| To do |
Starting at the top of the listing, extract every line up to and including the one with "const cutoffYear = 1920;". Pictures stay out of the copy.
—————
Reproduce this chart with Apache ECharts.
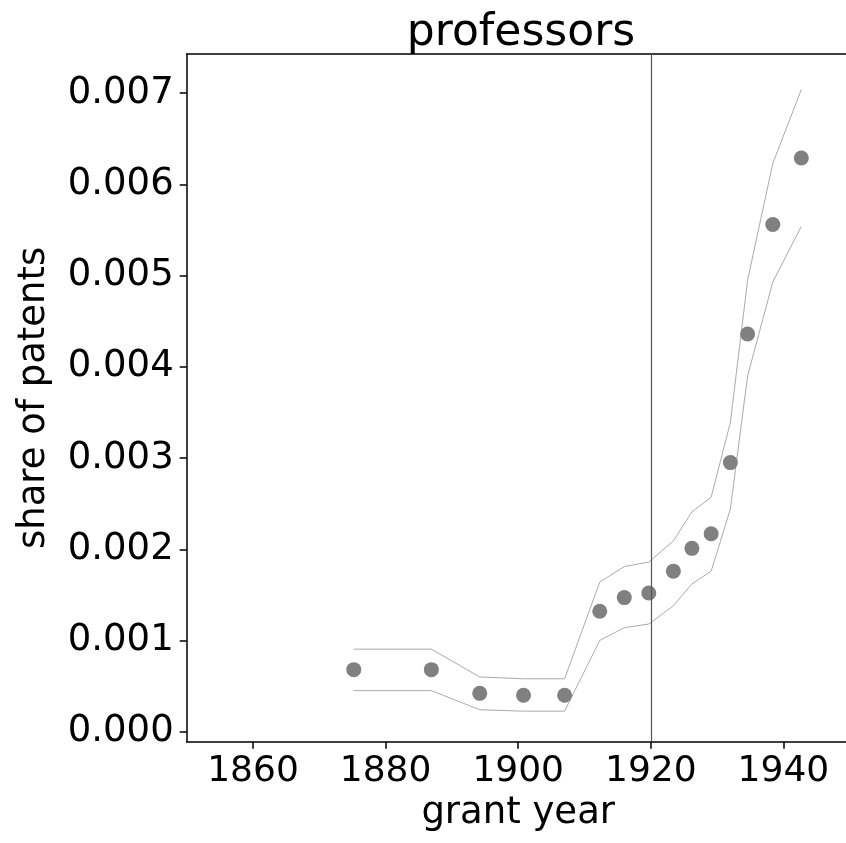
<!DOCTYPE html>
<html>
<head>
<meta charset="utf-8">
<script src="https://cdn.jsdelivr.net/npm/echarts@6/dist/echarts.min.js"></script>
<style>html,body{margin:0;padding:0;background:#fff;overflow:hidden;}#c{width:846px;height:843px;}</style>
</head>
<body>
<div id="c"></div>
<script>
const years = [1875.2, 1886.9, 1894.2, 1900.8, 1907.0, 1912.3, 1916.0, 1919.7, 1923.4, 1926.2, 1929.1, 1932.0, 1934.6, 1938.4, 1942.7];
const share = [0.00068, 0.00068, 0.00042, 0.00040, 0.00040, 0.00132, 0.00147, 0.00152, 0.00176, 0.00201, 0.00217, 0.00295, 0.00436, 0.00556, 0.00629];
const upper = [0.000905, 0.000905, 0.00060, 0.00058, 0.00058, 0.00164, 0.00181, 0.00186, 0.00209, 0.00241, 0.00257, 0.00339, 0.00495, 0.00623, 0.00704];
const lower = [0.00045, 0.00045, 0.00024, 0.000225, 0.000225, 0.00100, 0.00114, 0.00118, 0.00138, 0.00162, 0.00176, 0.00244, 0.00390, 0.00493, 0.00554];
const xTicks = [1860, 1880, 1900, 1920, 1940];
const yTicks = [0, 0.001, 0.002, 0.003, 0.004, 0.005, 0.006, 0.007];
const cutoffYear = 1920;

const FONT = 'DejaVu Sans';
const chart = echarts.init(document.getElementById('c'));
const pair = (xs, ys) => xs.map((x, i) => [x, ys[i]]);
chart.setOption({
  animation: false,
  backgroundColor: '#fff',
  title: {
    text: 'professors', left: 516, top: 7, textAlign: 'center',
    textStyle: { fontFamily: FONT, fontSize: 44, fontWeight: 'normal', color: '#000' }
  },
  grid: { left: 186.7, top: 54, width: 663, height: 687.7, show: false, outerBoundsMode: 'none' },
  xAxis: [{
    type: 'value', min: 1850, max: 1950, position: 'bottom',
    name: 'grant year', nameLocation: 'middle', nameGap: 48,
    nameTextStyle: { fontFamily: FONT, fontSize: 37, color: '#000', verticalAlign: 'top' },
    axisLine: { show: true, onZero: false, lineStyle: { color: '#000', width: 1.5 } },
    axisTick: { show: true, length: 7, lineStyle: { color: '#000', width: 1.5 }, customValues: xTicks },
    axisLabel: { fontFamily: FONT, fontSize: 36, color: '#000', margin: 12, customValues: xTicks, formatter: v => String(v) },
    splitLine: { show: false }
  }, {
    type: 'value', min: 1850, max: 1950, position: 'top',
    axisLine: { show: true, onZero: false, lineStyle: { color: '#000', width: 1.5 } },
    axisTick: { show: false }, axisLabel: { show: false }, splitLine: { show: false }
  }],
  yAxis: {
    type: 'value', min: -0.00011, max: 0.00743,
    name: 'share of patents', nameLocation: 'middle', nameGap: 134,
    nameTextStyle: { fontFamily: FONT, fontSize: 37, color: '#000' },
    axisLine: { show: true, onZero: false, lineStyle: { color: '#000', width: 1.5 } },
    axisTick: { show: true, length: 7, lineStyle: { color: '#000', width: 1.5 }, customValues: yTicks },
    axisLabel: { fontFamily: FONT, fontSize: 37, color: '#000', margin: 13, customValues: yTicks, formatter: v => v.toFixed(3) },
    splitLine: { show: false }
  },
  graphic: [{
    type: 'rect', z: 100, silent: true,
    shape: { x: 840, y: 56, width: 6, height: 684 },
    style: { fill: '#fff' }
  }],
  series: [
    {
      type: 'line', data: pair(years, upper), showSymbol: false, symbol: 'none',
      lineStyle: { color: '#a0a0a0', width: 0.9 }, z: 2,
      markLine: {
        silent: true, symbol: 'none', label: { show: false },
        lineStyle: { color: '#555', width: 1.2, type: 'solid' },
        data: [{ xAxis: cutoffYear }]
      }
    },
    {
      type: 'line', data: pair(years, lower), showSymbol: false, symbol: 'none',
      lineStyle: { color: '#a0a0a0', width: 0.9 }, z: 2
    },
    {
      type: 'scatter', data: pair(years, share), symbolSize: 15,
      itemStyle: { color: '#808080', opacity: 1 }, z: 3
    }
  ]
});
</script>
</body>
</html>
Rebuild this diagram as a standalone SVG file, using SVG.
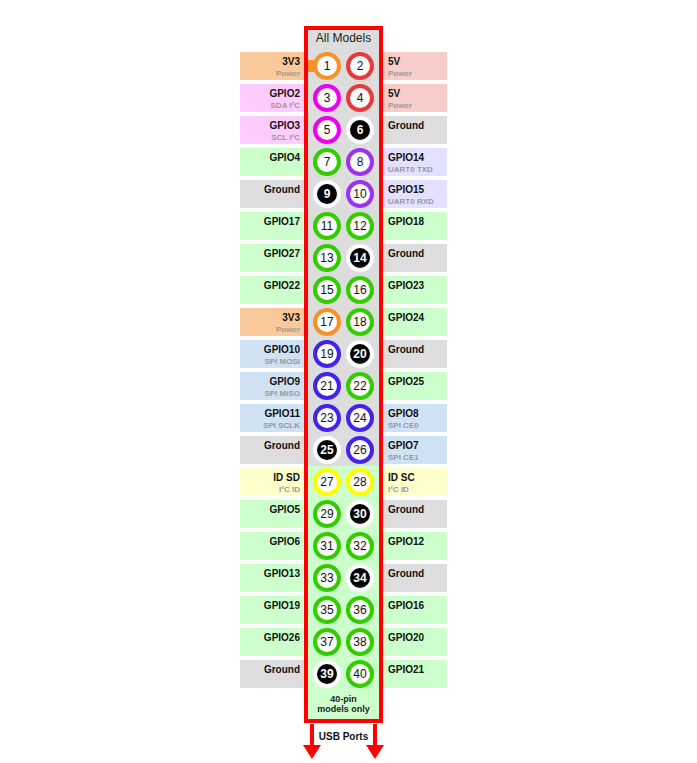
—————
| Full answer |
Reproduce this chart with Apache ECharts.
<!DOCTYPE html>
<html>
<head>
<meta charset="utf-8">
<script src="https://cdn.jsdelivr.net/npm/echarts@6/dist/echarts.min.js"></script>
<style>html,body{margin:0;padding:0;background:#fff;overflow:hidden;}#c{width:846px;height:843px;}</style>
</head>
<body>
<div id="c"></div>
<script>
const years = [1875.2, 1886.9, 1894.2, 1900.8, 1907.0, 1912.3, 1916.0, 1919.7, 1923.4, 1926.2, 1929.1, 1932.0, 1934.6, 1938.4, 1942.7];
const share = [0.00068, 0.00068, 0.00042, 0.00040, 0.00040, 0.00132, 0.00147, 0.00152, 0.00176, 0.00201, 0.00217, 0.00295, 0.00436, 0.00556, 0.00629];
const upper = [0.000905, 0.000905, 0.00060, 0.00058, 0.00058, 0.00164, 0.00181, 0.00186, 0.00209, 0.00241, 0.00257, 0.00339, 0.00495, 0.00623, 0.00704];
const lower = [0.00045, 0.00045, 0.00024, 0.000225, 0.000225, 0.00100, 0.00114, 0.00118, 0.00138, 0.00162, 0.00176, 0.00244, 0.00390, 0.00493, 0.00554];
const xTicks = [1860, 1880, 1900, 1920, 1940];
const yTicks = [0, 0.001, 0.002, 0.003, 0.004, 0.005, 0.006, 0.007];
const cutoffYear = 1920;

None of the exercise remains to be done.